Cliff Hauptman ’69, M.F.A.’73
Mike Lovett
Cliff Hauptman ’69, M.F.A.’73

Cliff Hauptman ’69, M.F.A.’73, is turning a lifelong interest in art into a new avocation — digital drawing. Hauptman, director of communications at the Pike School, an independent school in Andover, Mass., makes his drawings using Adobe Illustrator. Unlike digital photography, which formats images as bitmaps, Illustrator and similar programs create vector graphics.

Viewers of Hauptman’s works (www.cliffhauptman.com) often assume them to be photographs. Yet they contain no photographic elements. Each shape is drawn by hand — in this case, a mouse — and each bit of color and shading is individually applied to each shape. “It often takes a great deal of experimentation with combinations of effects to achieve the qualities I’m after,” says Hauptman. “Serendipity plays a large and enjoyable part of the process.”

Hauptman is also a prolific writer about another of his interests, fly-fishing.
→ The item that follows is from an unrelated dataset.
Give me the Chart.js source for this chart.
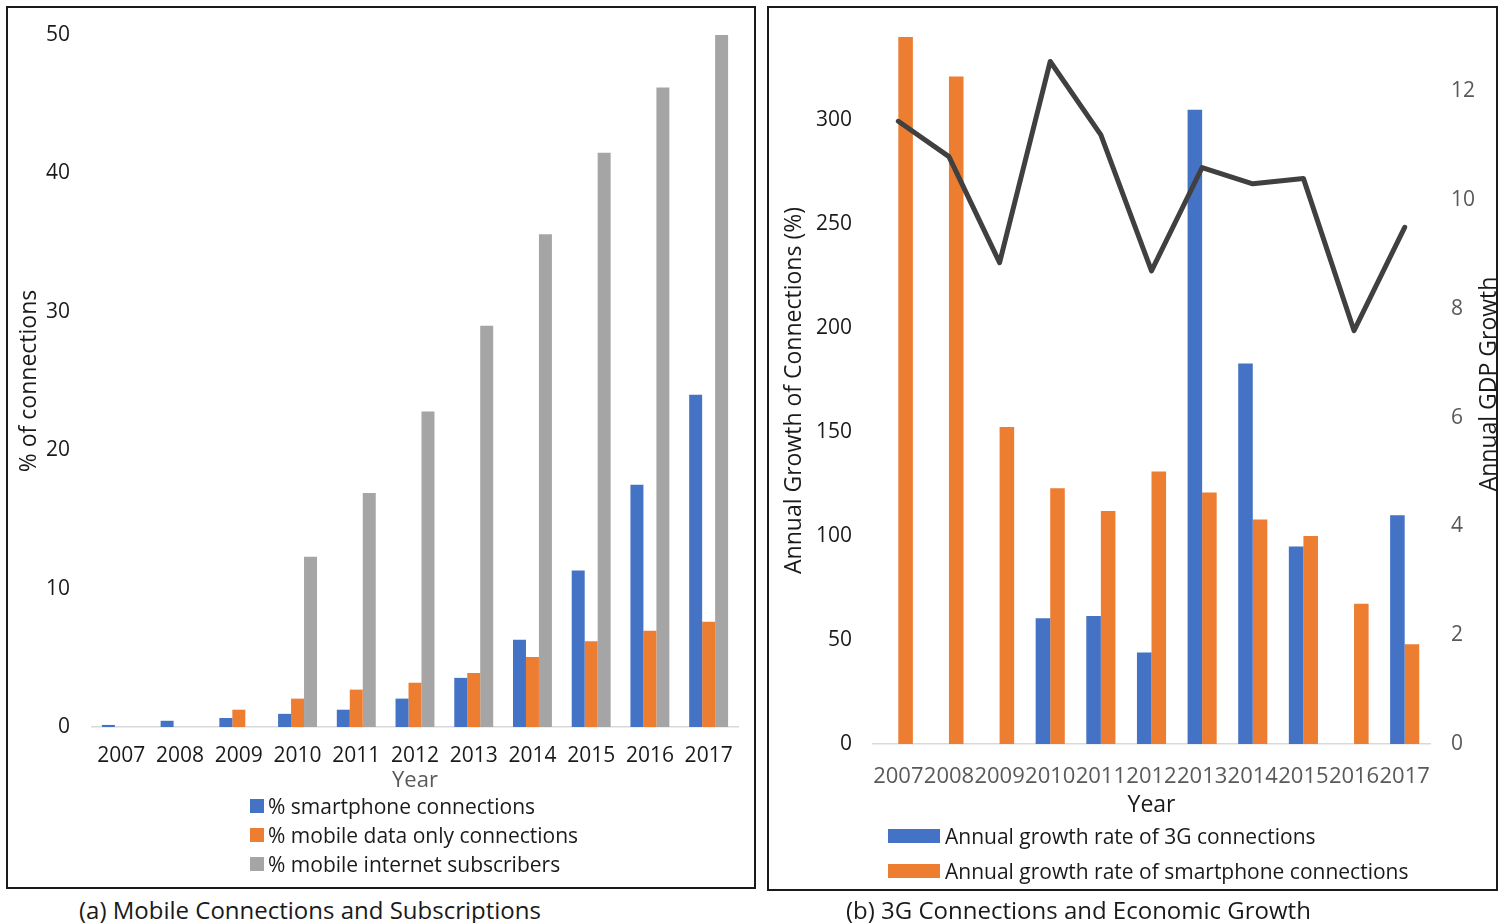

After 23 years in print, Hauptman’s “Basic Freshwater Fishing,” one of more than 32,000 fishing titles carried by Amazon.com, still lists among the top 50 bestsellers on the subject.
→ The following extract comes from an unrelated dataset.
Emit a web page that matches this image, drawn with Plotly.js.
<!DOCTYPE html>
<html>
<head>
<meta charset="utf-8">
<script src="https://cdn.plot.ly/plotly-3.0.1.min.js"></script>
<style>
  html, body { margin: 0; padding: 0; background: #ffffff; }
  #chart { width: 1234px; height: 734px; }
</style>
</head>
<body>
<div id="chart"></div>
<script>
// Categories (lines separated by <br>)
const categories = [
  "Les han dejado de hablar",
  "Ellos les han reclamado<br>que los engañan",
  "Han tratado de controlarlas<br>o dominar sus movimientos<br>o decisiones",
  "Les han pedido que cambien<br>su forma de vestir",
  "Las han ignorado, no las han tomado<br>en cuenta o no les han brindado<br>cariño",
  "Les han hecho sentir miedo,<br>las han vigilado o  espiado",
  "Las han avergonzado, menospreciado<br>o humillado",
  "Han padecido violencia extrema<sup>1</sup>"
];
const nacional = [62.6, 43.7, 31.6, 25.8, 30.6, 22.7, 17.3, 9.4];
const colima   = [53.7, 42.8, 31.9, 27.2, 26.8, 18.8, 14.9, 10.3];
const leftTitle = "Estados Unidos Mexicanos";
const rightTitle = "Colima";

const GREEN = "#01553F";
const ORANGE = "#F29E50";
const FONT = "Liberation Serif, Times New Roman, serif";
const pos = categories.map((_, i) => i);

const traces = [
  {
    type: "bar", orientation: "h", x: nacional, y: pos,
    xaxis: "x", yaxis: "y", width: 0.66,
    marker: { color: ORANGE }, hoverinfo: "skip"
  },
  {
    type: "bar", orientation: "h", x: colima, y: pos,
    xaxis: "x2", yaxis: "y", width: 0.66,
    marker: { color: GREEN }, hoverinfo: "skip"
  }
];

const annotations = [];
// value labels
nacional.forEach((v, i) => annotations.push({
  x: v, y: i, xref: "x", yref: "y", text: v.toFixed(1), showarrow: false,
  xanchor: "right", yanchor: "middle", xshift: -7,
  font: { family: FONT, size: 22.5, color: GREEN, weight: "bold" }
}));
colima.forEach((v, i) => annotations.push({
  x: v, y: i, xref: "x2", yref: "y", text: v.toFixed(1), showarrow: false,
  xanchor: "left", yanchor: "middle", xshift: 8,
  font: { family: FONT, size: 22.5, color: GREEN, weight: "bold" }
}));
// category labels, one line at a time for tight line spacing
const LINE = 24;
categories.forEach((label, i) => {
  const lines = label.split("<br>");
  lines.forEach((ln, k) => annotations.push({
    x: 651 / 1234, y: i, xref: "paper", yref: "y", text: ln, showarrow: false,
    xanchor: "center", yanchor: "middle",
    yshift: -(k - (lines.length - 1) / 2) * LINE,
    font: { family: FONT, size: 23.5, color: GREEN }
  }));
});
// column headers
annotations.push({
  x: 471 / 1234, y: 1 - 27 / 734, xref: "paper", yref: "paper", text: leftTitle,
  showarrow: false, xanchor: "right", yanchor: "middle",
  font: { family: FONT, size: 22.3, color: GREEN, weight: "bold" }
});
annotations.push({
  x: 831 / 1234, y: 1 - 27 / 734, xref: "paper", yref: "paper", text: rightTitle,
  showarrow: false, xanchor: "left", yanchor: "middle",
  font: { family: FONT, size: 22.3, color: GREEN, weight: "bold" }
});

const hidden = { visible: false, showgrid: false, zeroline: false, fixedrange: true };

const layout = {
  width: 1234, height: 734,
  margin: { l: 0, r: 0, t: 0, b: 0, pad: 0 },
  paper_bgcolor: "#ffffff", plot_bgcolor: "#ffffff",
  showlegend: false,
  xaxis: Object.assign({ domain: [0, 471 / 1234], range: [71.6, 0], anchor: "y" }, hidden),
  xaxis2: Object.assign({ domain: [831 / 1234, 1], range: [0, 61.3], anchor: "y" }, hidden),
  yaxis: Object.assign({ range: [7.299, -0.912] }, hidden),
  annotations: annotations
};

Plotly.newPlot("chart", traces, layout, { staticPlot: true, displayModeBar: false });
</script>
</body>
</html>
“Not many Brandeis alumni write about fishing,” says Hauptman, who from 1993 to 2005 was the editor of Brandeis Review, as the university magazine was then called. “But the watchword of successful writing is to write about what you know. Sure enough, after years of trying to sell various pieces to magazines, I finally started writing about my passion for fishing, and the market proved insatiable.”
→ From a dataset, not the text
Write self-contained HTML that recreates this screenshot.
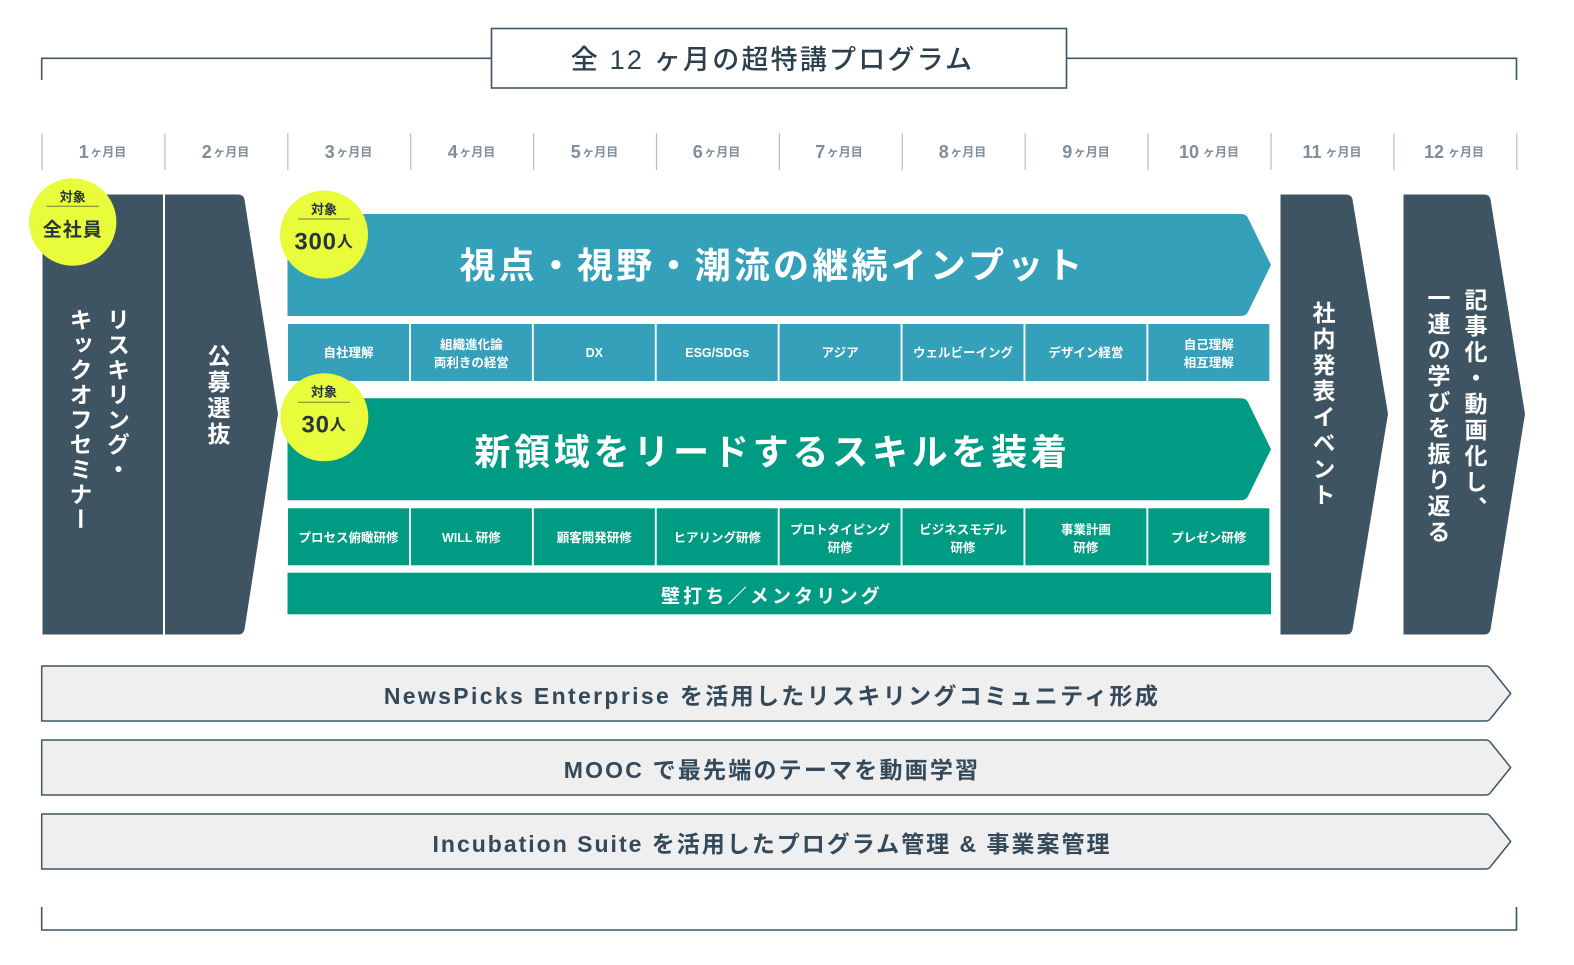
<!DOCTYPE html>
<html lang="ja"><head><meta charset="utf-8"><title>全12ヶ月の超特講プログラム</title>
<style>
html,body{margin:0;padding:0;background:#fff;width:1574px;height:965px;overflow:hidden}
svg{display:block}
text{font-family:"Liberation Sans","Noto Sans CJK JP",sans-serif;font-weight:700;text-anchor:middle;dominant-baseline:central}
.m{fill:#7f8e99;font-size:18px}.m tspan{font-size:12px}
.c{fill:#fff;font-size:12.5px}
.big{fill:#fff;font-size:36px}
.v{fill:#fff;font-size:23px;letter-spacing:3px;writing-mode:vertical-rl}
.b{fill:#34495a;font-size:23px;letter-spacing:2px}
.k{fill:#26363c}
</style></head><body>
<svg width="1574" height="965" viewBox="0 0 1574 965" xmlns="http://www.w3.org/2000/svg">
<rect width="1574" height="965" fill="#fff"/>
<!-- brackets -->
<path d="M41.7 80V58.3H491M1066 58.3H1516.5V80" fill="none" stroke="#3f5666" stroke-width="1.6"/>
<path d="M41.7 907V930H1516.5V907" fill="none" stroke="#3f5666" stroke-width="1.6"/>
<rect x="491.5" y="28.5" width="575" height="59.5" fill="#fff" stroke="#3f5666" stroke-width="1.6"/>
<text x="772.5" y="60" style="font-size:27px;letter-spacing:2.2px;font-weight:500;fill:#2b3f4c">全 12 ヶ月の超特講プログラム</text>
<!-- ticks -->
<g stroke="#b7bfc5" stroke-width="1.2">
<path d="M42 133V170M164.9 133V170M287.8 133V170M410.7 133V170M533.6 133V170M656.5 133V170M779.4 133V170M902.3 133V170M1025.2 133V170M1148.1 133V170M1271 133V170M1393.9 133V170M1516.8 133V170"/>
</g>
<text class="m" x="102.5" y="152">1<tspan dx="1.5">ヶ月目</tspan></text>
<text class="m" x="225.5" y="152">2<tspan dx="1.5">ヶ月目</tspan></text>
<text class="m" x="348.5" y="152">3<tspan dx="1.5">ヶ月目</tspan></text>
<text class="m" x="471.5" y="152">4<tspan dx="1.5">ヶ月目</tspan></text>
<text class="m" x="594.5" y="152">5<tspan dx="1.5">ヶ月目</tspan></text>
<text class="m" x="716.5" y="152">6<tspan dx="1.5">ヶ月目</tspan></text>
<text class="m" x="839" y="152">7<tspan dx="1.5">ヶ月目</tspan></text>
<text class="m" x="962.5" y="152">8<tspan dx="1.5">ヶ月目</tspan></text>
<text class="m" x="1086" y="152">9<tspan dx="1.5">ヶ月目</tspan></text>
<text class="m" x="1209" y="152">10<tspan dx="4">ヶ月目</tspan></text>
<text class="m" x="1332" y="152">11<tspan dx="4">ヶ月目</tspan></text>
<text class="m" x="1454" y="152">12<tspan dx="4">ヶ月目</tspan></text>
<!-- dark arrows -->
<rect x="42.5" y="194.5" width="120.5" height="440" fill="#3f5462"/>
<path d="M165 194.5H238Q243.5 194.5 244.5 199.5L278 414L244.5 629.5Q243.5 634.5 238 634.5H165Z" fill="#3f5462"/>
<path d="M1280.5 194.5H1346Q1351.5 194.5 1352.5 199.5L1388 414L1352.5 629.5Q1351.5 634.5 1346 634.5H1280.5Z" fill="#3f5462"/>
<path d="M1403.5 194.5H1484Q1489.5 194.5 1490.5 199.5L1525 414L1490.5 629.5Q1489.5 634.5 1484 634.5H1403.5Z" fill="#3f5462"/>
<text class="v" x="116.5" y="308" style="text-anchor:start;letter-spacing:1.9px">リスキリング・</text>
<text class="v" x="79" y="308" style="text-anchor:start;letter-spacing:1.9px">キックオフセミナー</text>
<text class="v" x="217" y="396">公募選抜</text>
<text class="v" x="1322" y="405">社内発表イベント</text>
<text class="v" x="1474" y="405">記事化・動画化し、</text>
<text class="v" x="1437" y="416">一連の学びを振り返る</text>
<!-- teal -->
<path d="M287.5 214H1241Q1246 214 1248 218L1271 265L1248 312Q1246 316 1241 316H287.5Z" fill="#34a0b9"/>
<text class="big" x="772.5" y="265.5" style="letter-spacing:3.2px">視点・視野・潮流の継続インプット</text>
<g fill="#34a0b9">
<rect x="288" y="324" width="121" height="57"/><rect x="410.9" y="324" width="121" height="57"/><rect x="533.8" y="324" width="121" height="57"/><rect x="656.7" y="324" width="121" height="57"/><rect x="779.6" y="324" width="121" height="57"/><rect x="902.5" y="324" width="121" height="57"/><rect x="1025.4" y="324" width="121" height="57"/><rect x="1148.3" y="324" width="121" height="57"/>
</g>
<text class="c" x="348.5" y="353">自社理解</text>
<text class="c" x="471.4" y="345">組織進化論</text><text class="c" x="471.4" y="363">両利きの経営</text>
<text class="c" x="594.3" y="353">DX</text>
<text class="c" x="717.2" y="353">ESG/SDGs</text>
<text class="c" x="840.1" y="353">アジア</text>
<text class="c" x="963" y="353">ウェルビーイング</text>
<text class="c" x="1085.9" y="353">デザイン経営</text>
<text class="c" x="1208.8" y="345">自己理解</text><text class="c" x="1208.8" y="363">相互理解</text>
<!-- green -->
<path d="M287.5 398.3H1241Q1246 398.3 1248 402.3L1271 449.3L1248 496.3Q1246 500.3 1241 500.3H287.5Z" fill="#009b83"/>
<text class="big" x="772.5" y="452" style="letter-spacing:3.75px">新領域をリードするスキルを装着</text>
<g fill="#009b83">
<rect x="288" y="508.3" width="121" height="57"/><rect x="410.9" y="508.3" width="121" height="57"/><rect x="533.8" y="508.3" width="121" height="57"/><rect x="656.7" y="508.3" width="121" height="57"/><rect x="779.6" y="508.3" width="121" height="57"/><rect x="902.5" y="508.3" width="121" height="57"/><rect x="1025.4" y="508.3" width="121" height="57"/><rect x="1148.3" y="508.3" width="121" height="57"/>
<rect x="287.5" y="572.7" width="983.5" height="41.6"/>
</g>
<text class="c" x="348.5" y="538">プロセス俯瞰研修</text>
<text class="c" x="471.4" y="538">WILL 研修</text>
<text class="c" x="594.3" y="538">顧客開発研修</text>
<text class="c" x="717.2" y="538">ヒアリング研修</text>
<text class="c" x="840.1" y="530">プロトタイピング</text><text class="c" x="840.1" y="548">研修</text>
<text class="c" x="963" y="530">ビジネスモデル</text><text class="c" x="963" y="548">研修</text>
<text class="c" x="1085.9" y="530">事業計画</text><text class="c" x="1085.9" y="548">研修</text>
<text class="c" x="1208.8" y="538">プレゼン研修</text>
<text x="772" y="597" style="fill:#fff;font-size:19px;letter-spacing:3.2px">壁打ち／メンタリング</text>
<!-- badges -->
<circle cx="72.7" cy="222" r="43.7" fill="#e8fc3c"/>
<text class="k" x="72.7" y="197" style="font-size:13px">対象</text>
<path d="M46.5 206.3H99" stroke="#6f7f3a" stroke-width="1"/>
<text class="k" x="72.7" y="230.5" style="font-size:19px;letter-spacing:1px">全社員</text>
<circle cx="324" cy="234.6" r="44" fill="#e8fc3c"/>
<text class="k" x="324" y="209.5" style="font-size:13px">対象</text>
<path d="M298 219H350" stroke="#6f7f3a" stroke-width="1"/>
<text class="k" x="324" y="242" style="font-size:24px;letter-spacing:.8px">300<tspan style="font-size:16px">人</tspan></text>
<circle cx="324.3" cy="417.3" r="44" fill="#e8fc3c"/>
<text class="k" x="324" y="392" style="font-size:13px">対象</text>
<path d="M298 402.3H350" stroke="#6f7f3a" stroke-width="1"/>
<text class="k" x="324" y="425" style="font-size:24px;letter-spacing:.8px">30<tspan style="font-size:16px">人</tspan></text>
<!-- bottom bars -->
<g fill="#efeff0" stroke="#3f5666" stroke-width="1.5" stroke-linejoin="round">
<path d="M41.7 666H1486Q1489 666 1491 669L1510.7 693.5L1491 718Q1489 721 1486 721H41.7Z"/>
<path d="M41.7 740H1486Q1489 740 1491 743L1510.7 767.5L1491 792Q1489 795 1486 795H41.7Z"/>
<path d="M41.7 814H1486Q1489 814 1491 817L1510.7 841.5L1491 866Q1489 869 1486 869H41.7Z"/>
</g>
<text class="b" x="772" y="696" style="letter-spacing:2.35px">NewsPicks Enterprise を活用したリスキリングコミュニティ形成</text>
<text class="b" x="772" y="770" style="letter-spacing:2.2px">MOOC で最先端のテーマを動画学習</text>
<text class="b" x="772" y="844">Incubation Suite を活用したプログラム管理 &amp; 事業案管理</text>
</svg>
</body></html>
An English major, Hauptman fondly recalls his favorite professors, Bob Preyer, Karen Klein and his much beloved art professor, Gerry Bernstein, who died in 2006. “I could just as easily have chosen to major in art, as did my brother, Michael ’73, and my daughter, Molly ’07,” says Hauptman. But as his latest work shows, it’s never too late to pursue your passions.